在 2023/7/13 23:36, Liam R. Howlett 写道:
> * Peng Zhang <zhangpeng.00@bytedance.com> [230713 04:05]:
>>
>>
>> 在 2023/7/12 23:27, Liam R. Howlett 写道:
>>> Dropping Danilo from the Cc..
>>>
>>> I was asked to add linux-mm to the list, so I did that as well.
>>>
>>> If anyone else is interested in seeing the full list, it's on lkml [1] and
>>> the maple-tree list [2].
>>>
>>> Thank you Peng for looking at the list and taking time to think about
>>> the items.
>>>
>>> * Peng Zhang <zhangpeng.00@bytedance.com> [230712 07:49]:
>>>>
>>>>
>>>> 在 2023/7/8 00:38, Liam R. Howlett 写道:
>>>>>     - Fork & Dup tree + Delete DONT_COPY
>>>>>     	This is to optimize dup_mmap() in kernel/fork.c, but other
>>>>> 	users may want faster duplications of a tree.
>>>>> 	This should be faster than building a tree in bulk mode.  The
>>>>> 	idea is to just copy each node and replace the pointers in,
>>>>> 	probably, a BFS order.  Once the leaves are reached, the VMAs
>>>>> 	will be replaced by the copies made in fork, unless DONT_COPY is
>>>>> 	set, in which case the VMA will be deleted from the copied tree.
>>>>> 	DONT_COPY is not common and since the tree isn't visible, all
>>>>> 	nodes should be available for reuse (no RCU worries).
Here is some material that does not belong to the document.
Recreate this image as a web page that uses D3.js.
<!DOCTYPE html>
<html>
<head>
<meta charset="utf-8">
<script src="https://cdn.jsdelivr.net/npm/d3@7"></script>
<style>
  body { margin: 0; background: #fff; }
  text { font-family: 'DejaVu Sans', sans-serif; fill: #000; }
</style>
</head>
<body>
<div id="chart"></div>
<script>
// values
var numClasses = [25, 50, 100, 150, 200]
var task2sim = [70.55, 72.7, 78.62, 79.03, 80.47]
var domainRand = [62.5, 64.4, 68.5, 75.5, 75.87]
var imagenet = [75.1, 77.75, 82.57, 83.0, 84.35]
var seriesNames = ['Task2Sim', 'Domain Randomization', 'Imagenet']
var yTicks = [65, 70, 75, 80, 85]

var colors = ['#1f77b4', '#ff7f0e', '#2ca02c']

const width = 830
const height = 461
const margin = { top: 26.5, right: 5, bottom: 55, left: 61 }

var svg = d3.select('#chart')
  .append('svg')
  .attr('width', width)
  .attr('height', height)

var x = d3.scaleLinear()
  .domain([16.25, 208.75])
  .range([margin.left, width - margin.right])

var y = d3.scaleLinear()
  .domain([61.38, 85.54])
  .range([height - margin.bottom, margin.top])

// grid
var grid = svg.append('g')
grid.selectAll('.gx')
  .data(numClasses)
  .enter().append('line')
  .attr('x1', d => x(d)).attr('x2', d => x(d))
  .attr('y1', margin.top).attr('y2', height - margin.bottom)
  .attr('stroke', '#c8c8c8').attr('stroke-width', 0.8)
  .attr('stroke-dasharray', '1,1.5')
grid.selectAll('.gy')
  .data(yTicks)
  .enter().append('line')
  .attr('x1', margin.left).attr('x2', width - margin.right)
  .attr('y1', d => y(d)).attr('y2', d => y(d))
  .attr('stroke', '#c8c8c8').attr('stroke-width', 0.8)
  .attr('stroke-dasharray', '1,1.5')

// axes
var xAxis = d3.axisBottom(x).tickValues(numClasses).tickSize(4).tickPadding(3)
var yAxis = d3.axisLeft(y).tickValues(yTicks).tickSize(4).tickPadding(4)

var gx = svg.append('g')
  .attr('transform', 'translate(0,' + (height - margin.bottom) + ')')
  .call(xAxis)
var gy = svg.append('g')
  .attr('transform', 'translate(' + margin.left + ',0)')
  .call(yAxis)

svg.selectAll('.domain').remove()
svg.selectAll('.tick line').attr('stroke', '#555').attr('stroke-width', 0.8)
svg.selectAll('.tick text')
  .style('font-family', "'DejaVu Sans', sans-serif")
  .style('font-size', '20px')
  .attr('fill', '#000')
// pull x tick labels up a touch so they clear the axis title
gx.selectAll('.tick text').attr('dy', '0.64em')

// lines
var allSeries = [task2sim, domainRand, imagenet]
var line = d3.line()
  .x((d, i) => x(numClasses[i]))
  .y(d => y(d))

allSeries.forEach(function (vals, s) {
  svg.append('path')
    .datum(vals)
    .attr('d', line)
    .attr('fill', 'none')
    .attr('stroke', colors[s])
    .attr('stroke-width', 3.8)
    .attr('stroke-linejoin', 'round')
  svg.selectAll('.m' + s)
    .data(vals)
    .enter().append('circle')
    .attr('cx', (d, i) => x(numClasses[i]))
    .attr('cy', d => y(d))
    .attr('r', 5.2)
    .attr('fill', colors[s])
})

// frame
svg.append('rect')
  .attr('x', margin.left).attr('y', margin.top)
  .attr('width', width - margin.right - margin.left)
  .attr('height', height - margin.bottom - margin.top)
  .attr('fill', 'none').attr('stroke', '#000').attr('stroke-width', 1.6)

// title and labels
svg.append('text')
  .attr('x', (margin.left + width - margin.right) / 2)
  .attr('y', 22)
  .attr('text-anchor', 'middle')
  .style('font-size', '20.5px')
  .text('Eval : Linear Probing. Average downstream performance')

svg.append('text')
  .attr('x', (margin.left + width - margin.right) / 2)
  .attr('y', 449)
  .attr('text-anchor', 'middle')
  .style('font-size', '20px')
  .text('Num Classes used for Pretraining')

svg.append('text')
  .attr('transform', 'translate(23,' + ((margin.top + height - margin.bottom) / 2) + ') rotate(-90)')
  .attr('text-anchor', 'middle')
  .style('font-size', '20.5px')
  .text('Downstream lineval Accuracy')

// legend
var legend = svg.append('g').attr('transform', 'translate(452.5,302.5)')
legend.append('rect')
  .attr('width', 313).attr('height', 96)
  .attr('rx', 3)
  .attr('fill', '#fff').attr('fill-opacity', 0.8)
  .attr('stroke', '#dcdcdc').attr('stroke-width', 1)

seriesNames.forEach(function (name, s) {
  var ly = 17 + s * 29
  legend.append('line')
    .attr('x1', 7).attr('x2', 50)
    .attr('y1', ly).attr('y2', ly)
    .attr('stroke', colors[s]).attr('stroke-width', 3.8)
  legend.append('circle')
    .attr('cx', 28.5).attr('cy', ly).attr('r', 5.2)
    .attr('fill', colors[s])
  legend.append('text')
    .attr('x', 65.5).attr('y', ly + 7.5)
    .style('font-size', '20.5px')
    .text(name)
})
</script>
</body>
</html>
>>>> If DONT_COPY is set, this method will be complicated, because the gaps
>>>> adjacent to it need to be merged, and the gaps of all ancestor nodes need to
>>>> be updated.
>>>
>>> My understanding is that this is a rare event; there aren't many VMAs
>>> marked this way.  The store operation already does all the necessary
>>> work for deleting an entry. The gap tracking is also updated, and that
>>> would only happen if the new gap is larger.  Are you concerned about the
>>> performance/runtime of handling the DONT_COPY in this way?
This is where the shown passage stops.